Within the first aim, we advance the quantum theory of the Coulomb-corrected strongfield
approximation, calculating the high-order correction terms to the electron continuum
wave function in the laser and Coulomb fields using the eikonal-Volkov approximation
and describe nonadiabatic momentum shifts for photoelectrons. Further, we develop
a classical theory for the description of multiple recollisions of the ionized electron with
the atomic core, which is the basis for understanding of the, so-called, Coulomb focusing
phenomenon. The key point is a restriction of the interaction to well specified and defined
rescattering points along the electron classical trajectory, which leads to analytical
estimates for the momentum transfer at these points and, subsequently, for the total
momentum transfer to any electron tunneled at any arbitrary phase of the laser field.
Although, the Coulomb field is treated as a perturbation near each scattering point, it
appears to disturb the global dynamics significantly via multiple recollisions.
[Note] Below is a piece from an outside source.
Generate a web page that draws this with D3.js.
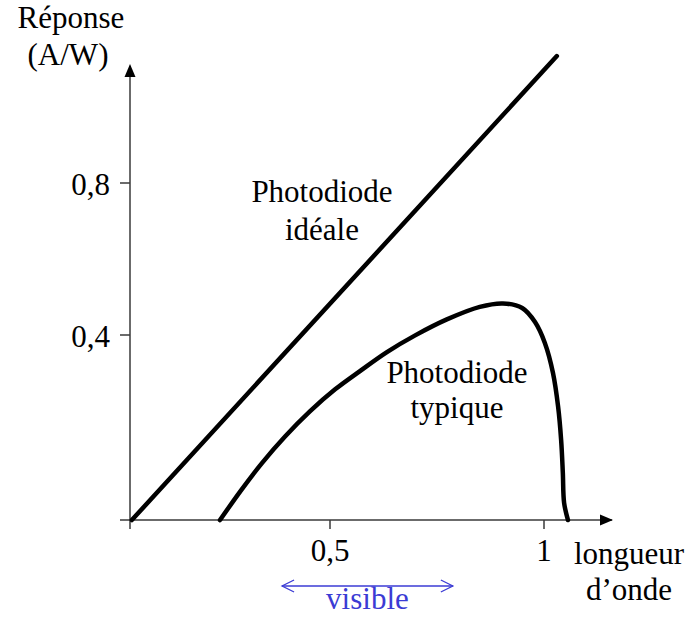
<!DOCTYPE html>
<html>
<head>
<meta charset="utf-8">
<script src="https://cdn.jsdelivr.net/npm/d3@7"></script>
<style>
  body { margin: 0; background: #fff; }
  text { font-family: "Liberation Serif", "Times New Roman", serif; font-size: 31px; fill: #000; }
</style>
</head>
<body>
<div id="root"></div>
<script>
// ticks
const xTicks = [0.5, 1];
const xTickLabels = ["0,5", "1"];
const yTicks = [0.4, 0.8];
const yTickLabels = ["0,4", "0,8"];

// ideal photodiode: straight line
const idealX = [0.037, 1.03];
const idealY = [-0.087, 1.134];

// typical photodiode
const typX = [0.243, 0.290, 0.341, 0.395, 0.453, 0.512, 0.570, 0.633, 0.699, 0.773, 0.850, 0.904, 0.949, 0.979, 1.002, 1.021, 1.033, 1.040, 1.044, 1.047, 1.056];
const typY = [-0.087, -0.012, 0.063, 0.133, 0.199, 0.257, 0.305, 0.355, 0.399, 0.441, 0.474, 0.483, 0.471, 0.434, 0.379, 0.300, 0.211, 0.124, 0.037, -0.042, -0.087];

// visible band
const visible = [0.388, 0.787];

const width = 688, height = 617;
const x = d3.scaleLinear().domain([0.5, 1]).range([330, 544]);
const y = d3.scaleLinear().domain([0.4, 0.8]).range([335, 183]);
const x0 = x.invert(130), y0 = y.invert(520);

const svg = d3.select("#root").append("svg")
  .attr("width", width).attr("height", height);

const axisColor = "#3a3a3a";

// x axis
svg.append("line")
  .attr("x1", x(x0) - 10).attr("x2", 612)
  .attr("y1", y(y0)).attr("y2", y(y0))
  .attr("stroke", axisColor).attr("stroke-width", 1.5);
svg.append("path")
  .attr("d", `M613,${y(y0)} l-13,-5.5 l0,11 z`)
  .attr("fill", "#000");
svg.selectAll(".xt").data(xTicks).join("line")
  .attr("x1", d => x(d)).attr("x2", d => x(d))
  .attr("y1", y(y0)).attr("y2", y(y0) + 9)
  .attr("stroke", axisColor).attr("stroke-width", 1.5);
svg.selectAll(".xl").data(xTicks).join("text")
  .attr("x", d => x(d)).attr("y", 561)
  .attr("text-anchor", "middle")
  .text((d, i) => xTickLabels[i]);

// y axis
svg.append("line")
  .attr("x1", x(x0)).attr("x2", x(x0))
  .attr("y1", y(y0) + 9).attr("y2", 66)
  .attr("stroke", axisColor).attr("stroke-width", 1.5);
svg.append("path")
  .attr("d", `M${x(x0)},64 l-5.5,13 l11,0 z`)
  .attr("fill", "#000");
svg.selectAll(".yt").data(yTicks).join("line")
  .attr("x1", x(x0) - 10).attr("x2", x(x0))
  .attr("y1", d => y(d)).attr("y2", d => y(d))
  .attr("stroke", axisColor).attr("stroke-width", 1.5);
svg.selectAll(".yl").data(yTicks).join("text")
  .attr("x", 110).attr("y", d => y(d) + 12)
  .attr("text-anchor", "end")
  .text((d, i) => yTickLabels[i]);

// axis titles
svg.append("text").attr("x", 71).attr("y", 28).attr("text-anchor", "middle").text("Réponse");
svg.append("text").attr("x", 68).attr("y", 65).attr("text-anchor", "middle").text("(A/W)");
svg.append("text").attr("x", 629).attr("y", 564).attr("text-anchor", "middle").text("longueur");
svg.append("text").attr("x", 629).attr("y", 600).attr("text-anchor", "middle").text("d\u2019onde");

// curves
const line = d3.line().x(d => x(d[0])).y(d => y(d[1]));
svg.append("path")
  .attr("d", line(d3.zip(idealX, idealY)))
  .attr("fill", "none").attr("stroke", "#000")
  .attr("stroke-width", 4.5).attr("stroke-linecap", "round");

const curve = d3.line().curve(d3.curveCatmullRom.alpha(0.5))
  .x(d => x(d[0])).y(d => y(d[1]));
svg.append("path")
  .attr("d", curve(d3.zip(typX, typY)))
  .attr("fill", "none").attr("stroke", "#000")
  .attr("stroke-width", 4.5).attr("stroke-linecap", "round");

// curve labels
svg.append("text").attr("x", 322).attr("y", 202).attr("text-anchor", "middle").text("Photodiode");
svg.append("text").attr("x", 322).attr("y", 240).attr("text-anchor", "middle").text("idéale");
svg.append("text").attr("x", 457).attr("y", 383).attr("text-anchor", "middle").text("Photodiode");
svg.append("text").attr("x", 457).attr("y", 418).attr("text-anchor", "middle").text("typique");

// visible band
const blue = "#3b3bd4";
const vy = 586;
const va = x(visible[0]), vb = x(visible[1]);
svg.append("line")
  .attr("x1", va).attr("x2", vb).attr("y1", vy).attr("y2", vy)
  .attr("stroke", blue).attr("stroke-width", 1.3);
svg.append("path")
  .attr("d", `M${va + 12},${vy - 6} L${va},${vy} L${va + 12},${vy + 6} M${vb - 12},${vy - 6} L${vb},${vy} L${vb - 12},${vy + 6}`)
  .attr("fill", "none").attr("stroke", blue).attr("stroke-width", 1.3);
svg.append("text").attr("x", (va + vb) / 2).attr("y", 609)
  .attr("text-anchor", "middle").style("fill", blue).text("visible");
</script>
</body>
</html>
The derived analytical formulas for the Coulomb momentum transfer of the classical
theory are employed to gain a deeper insight into the features of Coulomb focusing in
different field configurations. In particular, we provide an explanation and scaling for the
counterintuitive negative shift of the Coulomb focusing cusp in a recent experiment with
a linearly polarized mid-infrared laser field, and show its dependence on the photoelectron
energy. Further, we explain the appearance of the sharp ridge of low-energy electrons in
the experimental photoelectron momentum distribution in an elliptically polarized laser
field, and show how it is related to the shift of photoelectron momentum distribution
against the laser propagation direction due to nondipole effects.
Finally, we give an interpretation of the experimental results on strong-field photoelectron
holography in the nondipole regime. We employ three different theoretical
techniques for calculation of interference patterns: Coulomb-corrected strong-field approximation,
Quantum-Trajectory Monte Carlo simulations and Simple-man’s three-step
model, and provide a description of the nondipole features of the interference fringes. We
analyze the signature of atomic species for the interferometric holography pattern in the
photoelectron distribution, discussing the cases of a xenon atom and an O2 molecule.